Kali ini ww.com mencoba memaparkan aturan-aturan dalam penanganan aksi demo, yang mana dalam penanganan aksi demo kita harus berpegang pada aturan, diantaranya:

- Pertama, apakah koordinator lapangan (korlap) demonstrasi sudah memberi tahu pihak
kepolisian 3 x 24 jam sebelum dilaksanakan, seperti diatur dalam Pasal 9 dan 10 UU Nomor 9 Tahun 1998 tentang penyampaian pendapat di muka umum?

- Kedua, apakah intelijen Polri sudah melaksanakan kewajiban dengan baik?
Hal itu untuk mencegah munculnya aksi tak terduga dari pihak-pihak tertentu yang ingin memanfaatkan aksi demo untuk kepentingannya sendiri.

- Ketiga, apakah Kepolisian sudah melaksanakan prosedur tetap (protap)sesuai Peraturan Kepala Polri No 16/2006 tentang pedoman pengendalian massa yang mengatur cara bertindak, jumlah kekuatan, peralatan yang digunakan, dan strategi pelaksanaannya?


Pada jajaran Polri telah ada aturan terkait tata cara pengendalian massa, termasuk unjuk rasa yang berubah menjadi anarki. Mencuplik apa yang disampaikan seorang dosen Bidang Studi Kepolisian Universitas Indonesia, Bambang Widodo Umar dalam memaparkan hal ini terkait dengan ada urut-urutan tindakan yang harus dilakukan Polri sesuai eskalasi ancaman. Tataran kewenangannya adalah:

Pada tahap bawah, yang bertanggung jawab di lapangan adalah pimpinan kesatuan setingkat kepolisian resor (polres), kepolisian wilayah (polwil), atau kepolisian wilayah kota besar (polwiltabes). Pengendalian massa (dalmas) dilakukan kepolisian pada tingkatan bawah ini. Kepala polda berkewajiban untuk terus memantau kejadian di lapangan, sementara komandan di lapangan harus terus melaporkan perkembangan dari waktu ke waktu. Selain itu, kepala polda wajib mendukung kekuatan Polri di bawahnya jika dirasa perlu.

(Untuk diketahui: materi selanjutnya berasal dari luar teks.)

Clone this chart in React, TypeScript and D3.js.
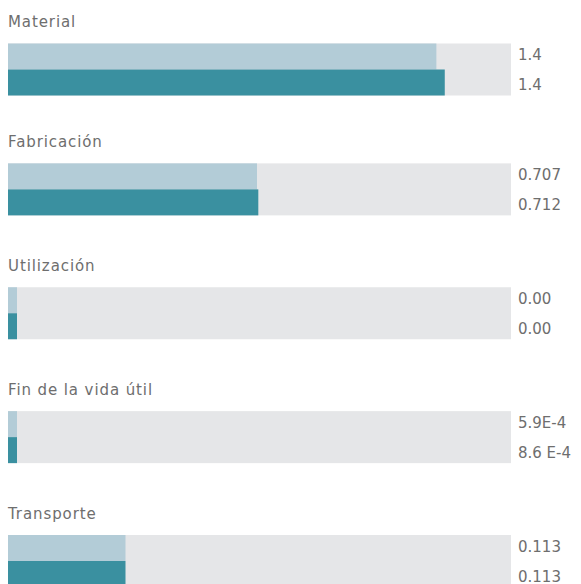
import React, { useEffect, useRef } from "react";
import * as d3 from "d3";

// impact categories, two scenarios each
const categories = ["Material", "Fabricación", "Utilización", "Fin de la vida útil", "Transporte"];
const baseValues = [1.39, 0.707, 0, 0.00059, 0.113];
const altValues = [1.42, 0.712, 0, 0.00086, 0.113];
const baseLabels = ["1.4", "0.707", "0.00", "5.9E-4", "0.113"];
const altLabels = ["1.4", "0.712", "0.00", "8.6 E-4", "0.113"];

const width = 581;
const height = 584;

export default function App() {
  const ref = useRef<SVGSVGElement>(null);

  useEffect(() => {
    const svg = d3.select(ref.current);
    svg.selectAll("*").remove();

    const left = 8;
    const trackW = 503;
    const barH = 26;
    const minW = 9;

    // bar lengths in the original are not linear in the value
    const x = d3.scaleLinear()
      .domain([0, 0.113, 0.707, 1.4, 1.65])
      .range([0, 117.5, 249, 431, trackW]);

    const y = d3.scalePoint<string>().domain(categories).range([39.5, 535]);
    const top = (c: string, i: number) => (y(c) as number) + (i === 0 ? 4 : 0);

    const g = svg.selectAll("g.group")
      .data(categories)
      .join("g")
      .attr("class", "group")
      .attr("transform", (c, i) => `translate(0, ${top(c, i)})`);

    g.append("text")
      .attr("x", left)
      .attr("y", -16.5)
      .attr("fill", "#6e6e6e")
      .attr("font-size", 15)
      .attr("letter-spacing", 0.9)
      .text(d => d);

    g.append("rect")
      .attr("x", left)
      .attr("y", 0)
      .attr("width", trackW)
      .attr("height", barH * 2)
      .attr("fill", "#e5e6e8");

    g.append("rect")
      .attr("x", left)
      .attr("y", 0)
      .attr("width", (c, i) => Math.max(minW, x(baseValues[i])))
      .attr("height", barH)
      .attr("fill", "#b3ccd7");

    g.append("rect")
      .attr("x", left)
      .attr("y", barH)
      .attr("width", (c, i) => Math.max(minW, x(altValues[i])))
      .attr("height", barH)
      .attr("fill", "#3a90a0");

    g.append("text")
      .attr("x", 518)
      .attr("y", 11.5)
      .attr("dominant-baseline", "central")
      .attr("fill", "#6e6e6e")
      .attr("font-size", 15)
      .text((c, i) => baseLabels[i]);

    g.append("text")
      .attr("x", 518)
      .attr("y", 41.5)
      .attr("dominant-baseline", "central")
      .attr("fill", "#6e6e6e")
      .attr("font-size", 15)
      .text((c, i) => altLabels[i]);
  }, []);

  return (
    <svg
      ref={ref}
      width={width}
      height={height}
      style={{ position: "absolute", left: 0, top: 0, fontFamily: "'DejaVu Sans', sans-serif" }}
    />
  );
}
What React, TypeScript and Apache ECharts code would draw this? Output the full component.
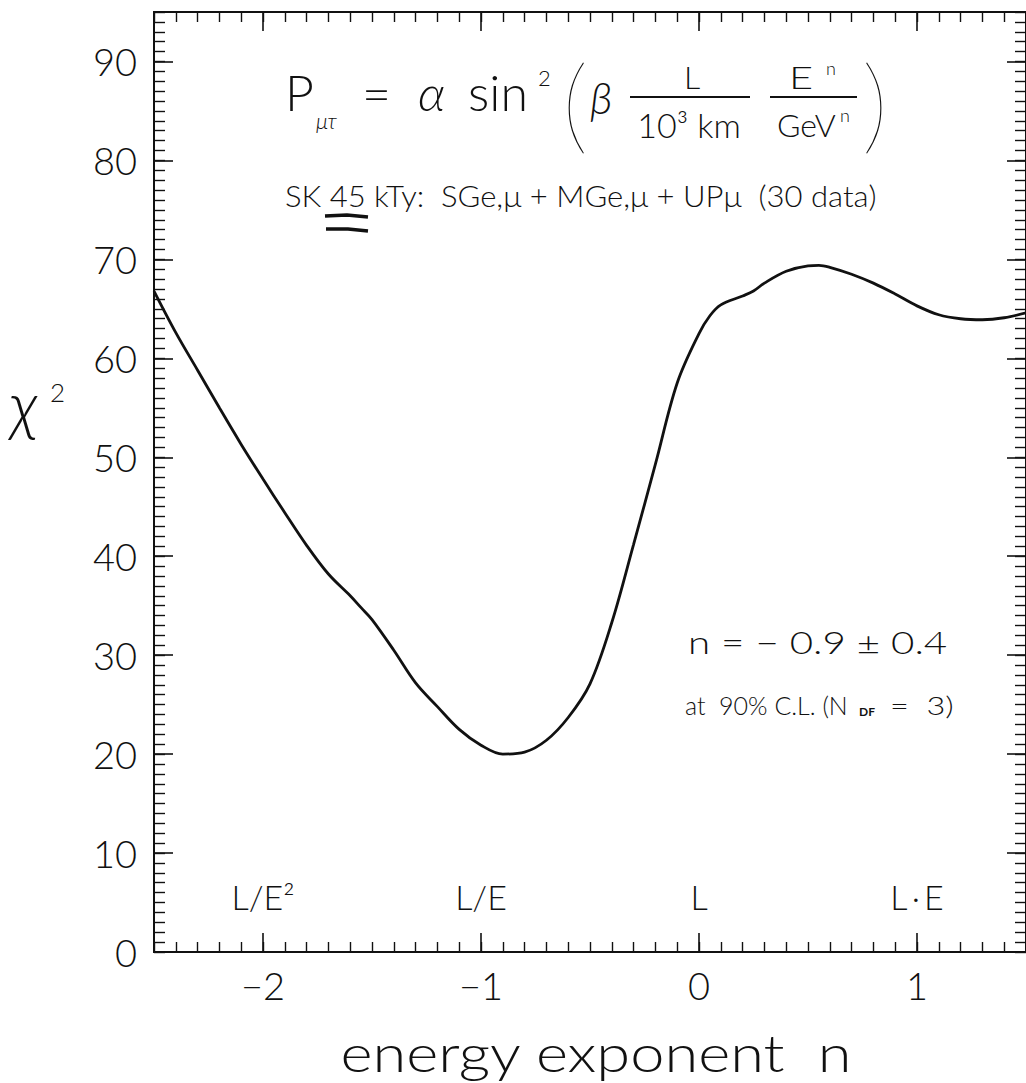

Jika eskalasi ancaman meningkat dan dalmas tidak mampu mengatasinya, alih lapis harus dilakukan, yaitu dengan menambah kekuatan menerjunkan Brigade Mobil (Brimob) yang ada di bawah kendali kepala polda. Jika kesatuan di bawahnya juga tidak mampu mengatasi keadaan, harus dilakukan alih lintas, yaitu komando diambil alih kepala polda.

Jika itu pun tidak cukup, kepala polda wajib melaporkan kepada Kepala Polri apakah perlu meminta bantuan kepada kesatuan TNI guna membantu Polri dengan status di bawah kendali operasi (BKO) Polri.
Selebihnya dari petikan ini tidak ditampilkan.